In Python code. we can use SciKitLearn to do this very easily. The foremost step is to Import the necessary packages
from sklearn.datasets import load_breast_cancer from sklearn.neighbors import KNeighborsClassifier from sklearn.model_selection import train_test_split
The SciKtLearn package comes with several data sets built into it. We can use the breast cancer dataset to start with this example
cancer = load_breast_cancer()
You can get a glimpse of what goes into this dataset
cancer.data.shape (569, 30)
It has 569 records with 30 features per record. That is too small to get a useful model, but good enough for learning. These are the features for each record in the data set.
['mean radius' 'mean texture' 'mean perimeter' 'mean area' 'mean smoothness' 'mean compactness' 'mean concavity' 'mean concave points' 'mean symmetry' 'mean fractal dimension' 'radius error' 'texture error' 'perimeter error' 'area error' 'smoothness error' 'compactness error' 'concavity error' 'concave points error' 'symmetry error' 'fractal dimension error' 'worst radius' 'worst texture' 'worst perimeter' 'worst area' 'worst smoothness' 'worst compactness' 'worst concavity' 'worst concave points' 'worst symmetry' 'worst fractal dimension']

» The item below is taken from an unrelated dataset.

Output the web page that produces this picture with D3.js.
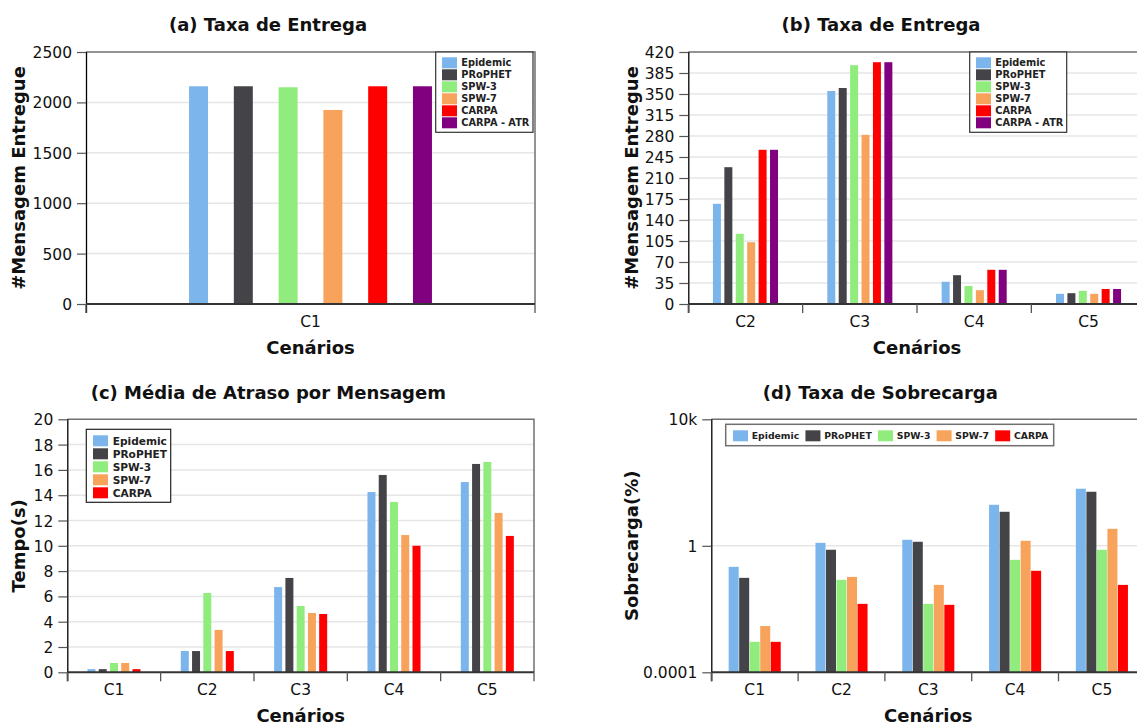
<!DOCTYPE html>
<html><head><meta charset="utf-8">
<script src="https://cdn.jsdelivr.net/npm/d3@7"></script>
<style>
html,body{margin:0;padding:0;background:#fff;}
svg{display:block;font-family:"DejaVu Sans",sans-serif;}
</style></head><body>
<svg id="chart" width="1137" height="725"></svg>
<script>
// ---------- data ----------
const seriesNames  = ["Epidemic", "PRoPHET", "SPW-3", "SPW-7", "CARPA", "CARPA - ATR"];
const seriesColors = ["#7cb5ec", "#434348", "#90ed7d", "#f7a35c", "#ff0000", "#800080"];

// (a) Taxa de Entrega, scenario C1 (one value per series)
const catsA = ["C1"];
const deliveredC1 = [2160, 2160, 2150, 1925, 2160, 2160];

// (b) Taxa de Entrega, scenarios C2..C5
const catsB = ["C2", "C3", "C4", "C5"];
const deliveredEpidemic = [167, 355, 37, 17];
const deliveredProphet  = [228, 360, 48, 18];
const deliveredSpw3     = [117, 398, 30, 22];
const deliveredSpw7     = [103, 282, 23, 17];
const deliveredCarpa    = [257, 403, 57, 25];
const deliveredCarpaAtr = [257, 403, 57, 25];

// (c) Média de Atraso por Mensagem
const catsCD = ["C1", "C2", "C3", "C4", "C5"];
const delayEpidemic = [0.25, 1.68, 6.74, 14.25, 15.04];
const delayProphet  = [0.25, 1.68, 7.46, 15.6, 16.47];
const delaySpw3     = [0.74, 6.27, 5.24, 13.46, 16.63];
const delaySpw7     = [0.74, 3.35, 4.69, 10.85, 12.6];
const delayCarpa    = [0.25, 1.68, 4.61, 10.0, 10.78];

// (d) Taxa de Sobrecarga (log scale)
const overheadEpidemic = [0.216, 1.24, 1.55, 19.8, 63.7];
const overheadProphet  = [0.097, 0.75, 1.34, 11.9, 51.2];
const overheadSpw3     = [0.00092, 0.084, 0.0146, 0.36, 0.75];
const overheadSpw7     = [0.0029, 0.104, 0.058, 1.44, 3.45];
const overheadCarpa    = [0.00092, 0.0146, 0.0136, 0.162, 0.058];

// ticks
const ticksA = [0, 500, 1000, 1500, 2000, 2500];
const ticksB = [0, 35, 70, 105, 140, 175, 210, 245, 280, 315, 350, 385, 420];
const ticksC = [0, 2, 4, 6, 8, 10, 12, 14, 16, 18, 20];
const ticksD = [0.0001, 1, 10000];
const tickLabelsD = ["0.0001", "1", "10k"];

// ---------- helpers ----------
const svg = d3.select("#chart");

function mkSeries(valuesList, n) {
  return valuesList.map((vals, i) => ({ name: seriesNames[i], color: seriesColors[i], values: vals })).slice(0, n);
}

function drawPanel(cfg) {
  const g = svg.append("g");
  const { left, right, top, bottom } = cfg.box;
  const x0 = d3.scaleBand().domain(cfg.categories).range([left, right]).padding(0);
  const bw = x0.bandwidth();
  const span = bw * cfg.groupFrac;
  const x1 = d3.scaleBand().domain(cfg.series.map(s => s.name))
      .range([(bw - span) / 2, (bw + span) / 2]).paddingInner(cfg.barPad).paddingOuter(0);

  let y;
  if (cfg.log) y = d3.scaleLog().domain(cfg.domain).range([bottom, top]);
  else y = d3.scaleLinear().domain(cfg.domain).range([bottom, top]);

  // gridlines
  g.append("g").selectAll("line").data(cfg.ticks.filter(t => y(t) > top + 1 && y(t) < bottom - 1))
    .join("line")
    .attr("x1", left).attr("x2", right)
    .attr("y1", d => y(d)).attr("y2", d => y(d))
    .attr("stroke", "#e6e6e6").attr("stroke-width", 1.5);

  // plot border (top & right)
  g.append("path")
    .attr("d", `M${left},${top}H${right}V${bottom}`)
    .attr("fill", "none").attr("stroke", "#707070").attr("stroke-width", 1.5);

  // bars
  const groups = g.append("g").selectAll("g").data(cfg.series).join("g")
    .attr("fill", d => d.color);
  groups.selectAll("rect")
    .data(s => s.values.map((v, i) => ({ s: s.name, c: cfg.categories[i], v })))
    .join("rect")
    .attr("x", d => x0(d.c) + x1(d.s))
    .attr("width", x1.bandwidth())
    .attr("y", d => y(d.v))
    .attr("height", d => bottom - y(d.v));

  // y axis
  const yAxis = d3.axisLeft(y).tickValues(cfg.ticks).tickSize(9).tickPadding(5)
    .tickFormat((d, i) => cfg.tickLabels ? cfg.tickLabels[i] : d3.format("d")(d));
  const ya = g.append("g").attr("transform", `translate(${left},0)`).call(yAxis);
  ya.select(".domain").attr("d", `M0.5,${top}V${bottom + 9}`).attr("stroke", "#000").attr("stroke-width", 1.3);
  ya.selectAll(".tick line").attr("stroke", "#555").attr("stroke-width", 1.2);
  ya.selectAll(".tick text").attr("dy", "0.36em")
    .attr("font-family", "DejaVu Sans").attr("font-size", 15.5).attr("fill", "#111");

  // x axis
  const xAxis = d3.axisBottom(x0).tickSize(0).tickPadding(0);
  const xa = g.append("g").attr("transform", `translate(0,${bottom})`).call(xAxis);
  xa.select(".domain").remove();
  xa.selectAll(".tick text").attr("y", 17.5).attr("dy", "0.36em")
    .attr("font-family", "DejaVu Sans").attr("font-size", 15.5).attr("fill", "#111");
  g.append("line").attr("x1", left).attr("x2", right).attr("y1", bottom).attr("y2", bottom)
    .attr("stroke", "#333").attr("stroke-width", 2);
  const bounds = d3.range(cfg.categories.length + 1).map(i => left + i * bw);
  g.append("g").selectAll("line").data(bounds).join("line")
    .attr("x1", d => d).attr("x2", d => d).attr("y1", bottom).attr("y2", bottom + 9)
    .attr("stroke", "#555").attr("stroke-width", 1.3);

  // titles
  g.append("text").attr("x", cfg.titleX).attr("y", cfg.titleY).attr("dy", "0.36em")
    .attr("text-anchor", "middle").attr("font-weight", "bold").attr("font-size", 18)
    .attr("fill", "#111").text(cfg.title);
  g.append("text").attr("x", (left + right) / 2).attr("y", bottom + 43.6).attr("dy", "0.36em")
    .attr("text-anchor", "middle").attr("font-weight", "bold").attr("font-size", 18)
    .attr("fill", "#111").text("Cenários");
  g.append("text")
    .attr("transform", `translate(${cfg.yTitleX},${(top + bottom) / 2}) rotate(-90)`)
    .attr("dy", "0.36em").attr("text-anchor", "middle")
    .attr("font-weight", "bold").attr("font-size", 18).attr("fill", "#111").text(cfg.yTitle);

  // legend
  const L = cfg.legend;
  const lg = g.append("g");
  const box = lg.append("rect").attr("x", L.x).attr("y", L.y)
    .attr("fill", "#fff").attr("stroke", L.stroke).attr("stroke-width", L.strokeWidth);
  if (L.horizontal) {
    let cx = L.x + L.padX;
    cfg.series.forEach(s => {
      lg.append("rect").attr("x", cx).attr("y", L.y + L.padY).attr("width", 15).attr("height", 11).attr("fill", s.color);
      const t = lg.append("text").attr("x", cx + L.textOff).attr("y", L.y + L.padY + 5.5).attr("dy", "0.36em")
        .attr("font-weight", "bold").attr("font-size", L.fontSize).attr("fill", "#222").text(s.name);
      cx += L.textOff + t.node().getComputedTextLength() + L.gap;
    });
    box.attr("width", L.w).attr("height", L.h);
  } else {
    cfg.series.forEach((s, i) => {
      const yy = L.y + L.padY + i * L.step;
      lg.append("rect").attr("x", L.x + L.padX).attr("y", yy).attr("width", 15).attr("height", 11).attr("fill", s.color);
      lg.append("text").attr("x", L.x + L.padX + L.textOff).attr("y", yy + 5.5).attr("dy", "0.36em")
        .attr("font-weight", "bold").attr("font-size", L.fontSize).attr("fill", "#222").text(s.name);
    });
    box.attr("width", L.w).attr("height", L.h);
  }
}

// ---------- panels ----------
drawPanel({
  box: { left: 86, right: 535, top: 52, bottom: 304 },
  categories: catsA,
  series: seriesNames.map((n, i) => ({ name: n, color: seriesColors[i], values: [deliveredC1[i]] })),
  domain: [0, 2500], ticks: ticksA,
  groupFrac: 0.541, barPad: 0.576,
  title: "(a) Taxa de Entrega", titleX: 268, titleY: 24.2,
  yTitle: "#Mensagem Entregue", yTitleX: 19,
  legend: { x: 435.7, y: 52, w: 97.3, h: 80.3, padX: 6.3, padY: 5.3, step: 12, textOff: 19.3, fontSize: 9.8, stroke: "#333", strokeWidth: 1.2 }
});

drawPanel({
  box: { left: 688.3, right: 1145.7, top: 52, bottom: 304 },
  categories: catsB,
  series: mkSeries([deliveredEpidemic, deliveredProphet, deliveredSpw3, deliveredSpw7, deliveredCarpa, deliveredCarpaAtr], 6),
  domain: [0, 420], ticks: ticksB,
  groupFrac: 0.569, barPad: 0.30,
  title: "(b) Taxa de Entrega", titleX: 881, titleY: 24.2,
  yTitle: "#Mensagem Entregue", yTitleX: 632,
  legend: { x: 969.7, y: 52, w: 97, h: 80.3, padX: 6.3, padY: 5.3, step: 12, textOff: 19.3, fontSize: 9.8, stroke: "#333", strokeWidth: 1.2 }
});

drawPanel({
  box: { left: 67.3, right: 534, top: 419.3, bottom: 672.3 },
  categories: catsCD,
  series: mkSeries([delayEpidemic, delayProphet, delaySpw3, delaySpw7, delayCarpa], 5),
  domain: [0, 20], ticks: ticksC,
  groupFrac: 0.568, barPad: 0.29,
  title: "(c) Média de Atraso por Mensagem", titleX: 268.3, titleY: 392.5,
  yTitle: "Tempo(s)", yTitleX: 19,
  legend: { x: 86.3, y: 429.3, w: 84.4, h: 73, padX: 6.7, padY: 6, step: 13, textOff: 19.7, fontSize: 10.6, stroke: "#222", strokeWidth: 1.2 }
});

drawPanel({
  box: { left: 711.3, right: 1145.3, top: 419.3, bottom: 672.3 },
  categories: catsCD,
  series: mkSeries([overheadEpidemic, overheadProphet, overheadSpw3, overheadSpw7, overheadCarpa], 5),
  log: true, domain: [0.0001, 10000], ticks: ticksD, tickLabels: tickLabelsD,
  groupFrac: 0.60, barPad: 0.048,
  title: "(d) Taxa de Sobrecarga", titleX: 880.3, titleY: 392.5,
  yTitle: "Sobrecarga(%)", yTitleX: 632,
  legend: { horizontal: true, x: 725.7, y: 424.3, w: 328, h: 21.4, padX: 7.3, padY: 6, textOff: 18.7, gap: 6.2, fontSize: 9.3, stroke: "#707070", strokeWidth: 1.5 }
});
</script>
</body></html>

It has only two target values for classification. Either it is malignant of benign
Now we can use the KNN Classifier provided by SciKitLearn to process the data. You can start with splitting the data into the training and test sets.
X_train, X_test, Y_train, Y_test = train_test_split(cancer.data,cancer.target, random_state=42)
Next, instantiate an object of the KNN Classifier. For now, just let it pick up the default values.
knn = KNeighborsClassifier()
Next, you can use the fit() method to update the model in order to fit the training set.
KNeighborsClassifier(algorithm='auto', leaf_size=30, metric='minkowski', metric_params=None, n_jobs=1, n_neighbors=5, p=2, weights='uniform')
You can now evaluate the model using the scores for the training and the test sets.
>>> knn.score(X_train, Y_train) 0.93427230046948362 >>> knn.score(X_test, Y_test) 0.965034965034965
Note that the score for the training set is quite similar to the score for the test set. This means that we do not have a problem of over fitting. The score of 0.93 may or may not be good - based on the requirements of the application. We can try to improve on it by tuning some of the hyperparameters.
The KNN Classifier is a good tool for classification when the size of the data and the features are within control - else the computation can get very expensive. The classifier accuracy is based on the assumption that the similar points are geometrically close to each other - which may not always be the case. Consider for example, data sets in form of two concentric circles - the inner circle being positive and the outer circle negative. In such a case, inventing new distance metric may help to an extent. But the cost of computation increases very rapidly with the complexity of the distance metric. The cost also increases rapidly with the number of features.
But it is a very elegant and intuitive way of classifying when the data is good.